The 2022 Toyota Tundra is here, and it packs not only all-new styling, but also a fresh platform and powertrains. As chief engineer Mike Sewers told us, “Every nut and bolt is new.” That includes the infotainment system, which is a complete overhaul compared to what we’ve seen from Toyota in recent years. The new system was developed in-house by Toyota Connected Technologies and will expand to future Toyota and Lexus models. We’re not exaggerating when we say that it’s a million times better than the current system. Read on for our hands-on review:
One System, Two Sizes
The new Tundra comes standard with an 8.0-inch touchscreen, while a 14.0-inch touchscreen is available. The latter is the one you see in these photos. But regardless of display size, you still get the same infotainment experience. This is great news because that means there’s no sacrifice in features—wireless Apple CarPlay and Android Auto are baked in from the start, for example, as well as Google Maps navigation and more. The system also works like a tablet, as you can touch, swipe, and pinch in or out for several functions.

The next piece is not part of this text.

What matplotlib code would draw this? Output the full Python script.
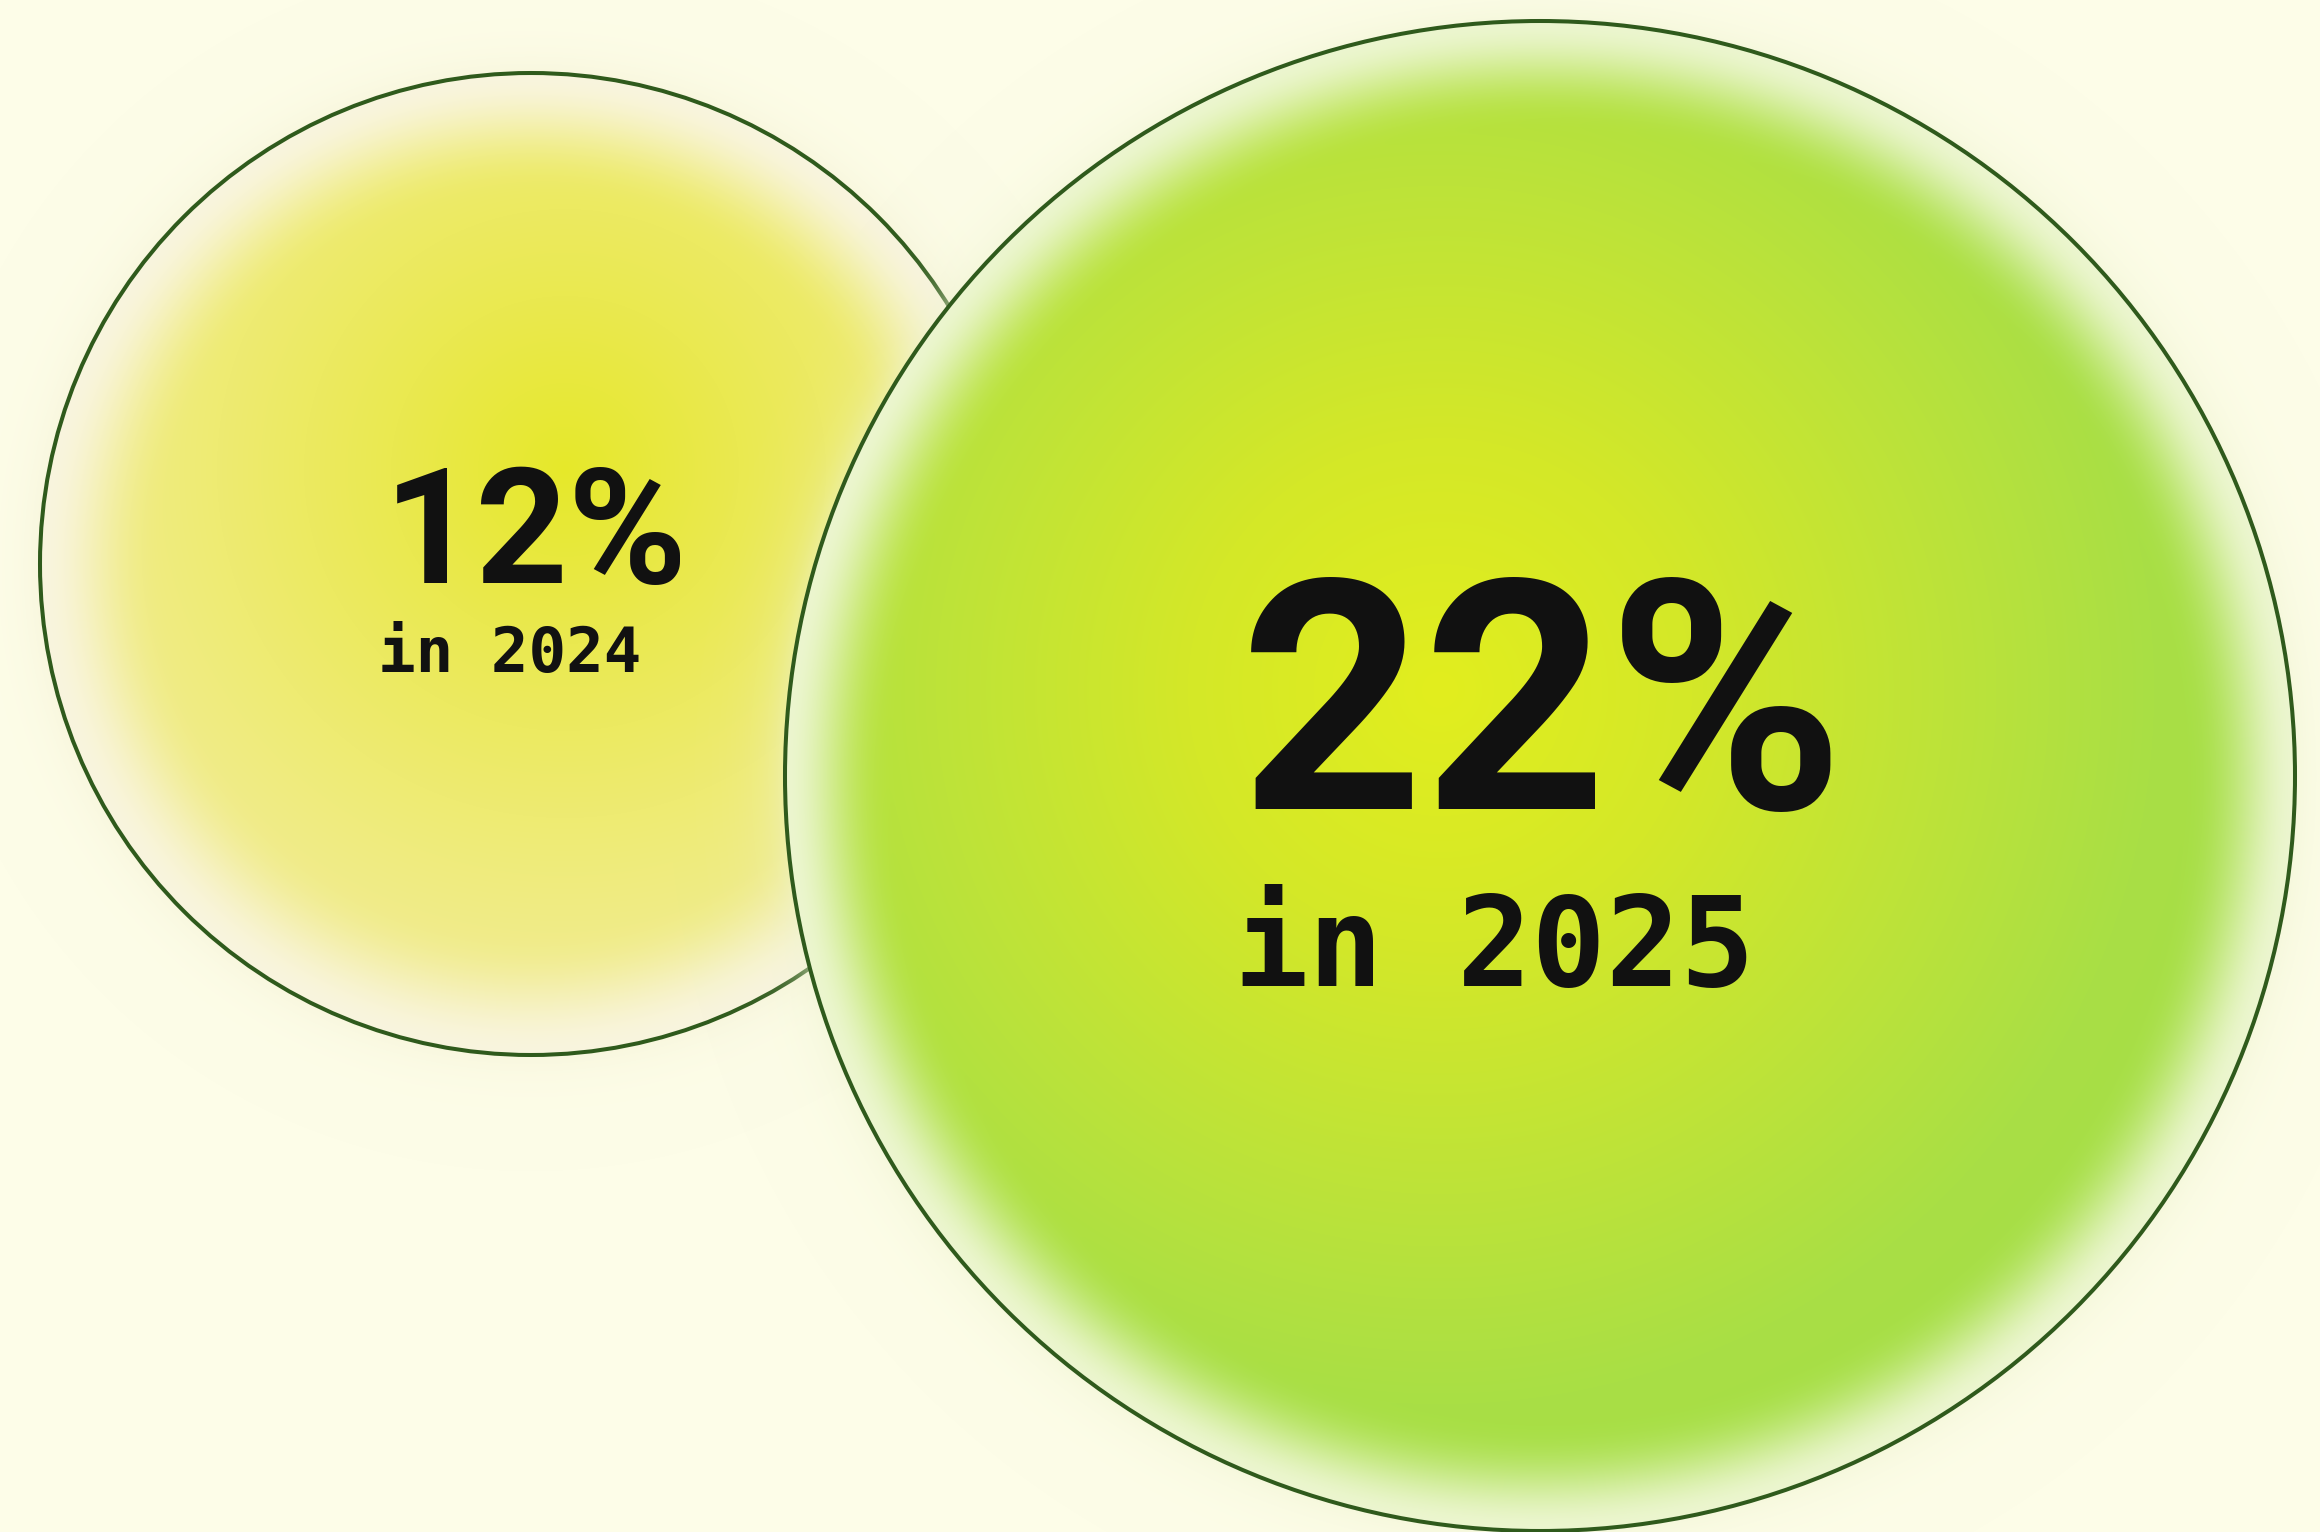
import numpy as np
import matplotlib
matplotlib.use("Agg")
import matplotlib.pyplot as plt
from matplotlib.patches import Circle
from matplotlib.colors import to_rgb

# --- data -----------------------------------------------------------------
years = [2024, 2025]
shares = [12, 22]          # percent
labels_main = [f"{v}%" for v in shares]
labels_sub = [f"in {y}" for y in years]

# --- layout (pixels) ------------------------------------------------------
W, H = 2320, 1532
centers = [(531, 564), (1540, 776)]
radii = [491, 755]
focus = [(565, 470), (1440, 690)]      # brightest spot of each gradient
focus_r = [580, 840]

BG = "#fdfde8"
OUTLINE = "#2f5a1c"

# radial colour ramps (position along ramp, colour)
ramps = [
    [(0.00, "#e6e82a"), (0.30, "#eae950"), (0.60, "#eeeb72"),
     (0.90, "#f1ec92"), (1.20, "#f3eea8")],
    [(0.00, "#e2ee1e"), (0.30, "#d4e828"), (0.60, "#bde339"),
     (0.85, "#a9df45"), (1.20, "#a2de4a")],
]
edge_col = ["#f9f5de", "#ecf6cf"]
edge_start = [0.74, 0.85]
glow_col = ["#f4f1d4", "#eef3d0"]

yy, xx = np.mgrid[0:H, 0:W] + 0.5


def ramp_color(t, stops):
    pos = [p for p, _ in stops]
    cols = np.array([to_rgb(c) for _, c in stops])
    return np.stack([np.interp(t, pos, cols[:, k]) for k in range(3)], axis=-1)


def smoothstep(a, b, x):
    u = np.clip((x - a) / (b - a), 0, 1)
    return u * u * (3 - 2 * u)


def bubble_rgba(i):
    cx, cy = centers[i]
    r = radii[i]
    fx, fy = focus[i]
    d = np.hypot(xx - cx, yy - cy) / r
    t = np.hypot(xx - fx, yy - fy) / focus_r[i]
    col = ramp_color(t, ramps[i])
    e = smoothstep(edge_start[i], 1.0, d)[..., None] ** 1.3
    col = col * (1 - e) + np.array(to_rgb(edge_col[i])) * e
    alpha = np.where(d <= 1.0, 1.0, 0.0)
    # soft halo just outside the rim
    outside = d > 1.0
    halo = 0.5 * np.exp(-((d - 1.0) * r) / 24.0)
    col = np.where(outside[..., None], np.array(to_rgb(glow_col[i])), col)
    alpha = np.where(outside, halo, alpha)
    return np.dstack([col, alpha])


fig = plt.figure(figsize=(W / 100, H / 100), dpi=100, facecolor=BG)
ax = fig.add_axes([0, 0, 1, 1])
ax.set_xlim(0, W)
ax.set_ylim(H, 0)
ax.set_facecolor(BG)
ax.axis("off")

for i in range(len(shares)):
    ax.imshow(bubble_rgba(i), extent=(0, W, H, 0), interpolation="bilinear",
              zorder=2 * i + 1)
    ax.add_patch(Circle(centers[i], radii[i], fill=False, ec=OUTLINE,
                        lw=2.9, zorder=2 * i + 2))

# --- labels ---------------------------------------------------------------
main_pos = [(384, 583), (1240, 809)]
main_size = [116, 231]
sub_pos = [(378, 672), (1234, 986)]
sub_size = [45, 89]

for i in range(len(shares)):
    ax.text(*main_pos[i], labels_main[i], fontsize=main_size[i],
            fontfamily="Roboto", fontweight="bold", color="#111111",
            ha="left", va="baseline", zorder=10)
    ax.text(*sub_pos[i], labels_sub[i], fontsize=sub_size[i],
            fontfamily="DejaVu Sans Mono", fontweight="bold", color="#111111",
            ha="left", va="baseline", zorder=10)

fig.savefig("out.png", dpi=100, facecolor=BG)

We didn’t have a chance to see the 8.0-inch screen in action, but we had plenty of time to play with the larger screen. We came away impressed with how easy it is to navigate the menus and functions, as well as how quickly it responds to inputs. There are five large icons on the left side of the screen that serve as shortcuts for navigation, audio, phone, car info, and general settings. The icons are well spaced so it’s easy to use when the truck is moving, and a large search button located on the lower left side of the screen activates the voice command function. We’re told the screen works even when you have work gloves on, too.
Tailor Your Own Experience
While all the bells and whistles are advances over the outgoing system, Toyota is also adopting a subscription-based model for the infotainment system’s advanced features. There will be two different packages: One bundles Apple Music and Amazon Music with Wi-Fi hotspot capability and the other combines Google Maps navigation and voice commands. The former allows you to play Apple Music or Amazon Music directly from the infotainment system itself using data from the onboard Wi-Fi. If you use the latter, it will download and cache Google Maps navigation information, so you don’t lose guidance should you lose cellular service. Pricing is still being worked out, and we’ll update this story once it’s released.
Following a similar path to Mercedes-Benz and BMW, the new infotainment system activates a digital assistant when you say “Hey, Toyota.” You can either wait for the beep to say the command, or you can say the command right away (e.g., “Hey Toyota, take me to the closest steakhouse”). The system has been developed to understand natural conversations and besides offering navigation programming, it can also increase or decrease the temperature inside the cabin or adjust the fan speed, among other tasks.
Toyota installed two microphones for front occupants, which means either the driver or front passenger can use voice commands, and it can tell which one of them is speaking. You can also say “Hi/Hello/OK, Toyota” to wake up the virtual assistant.
Like many infotainment systems these days, the new Toyota system allows for over-the-air updates for mapping, points of interest, and bug fixes. Owners will get a notification on their phone or their screen when it’s time to update it and will be able to connect to their home Wi-Fi for faster downloads.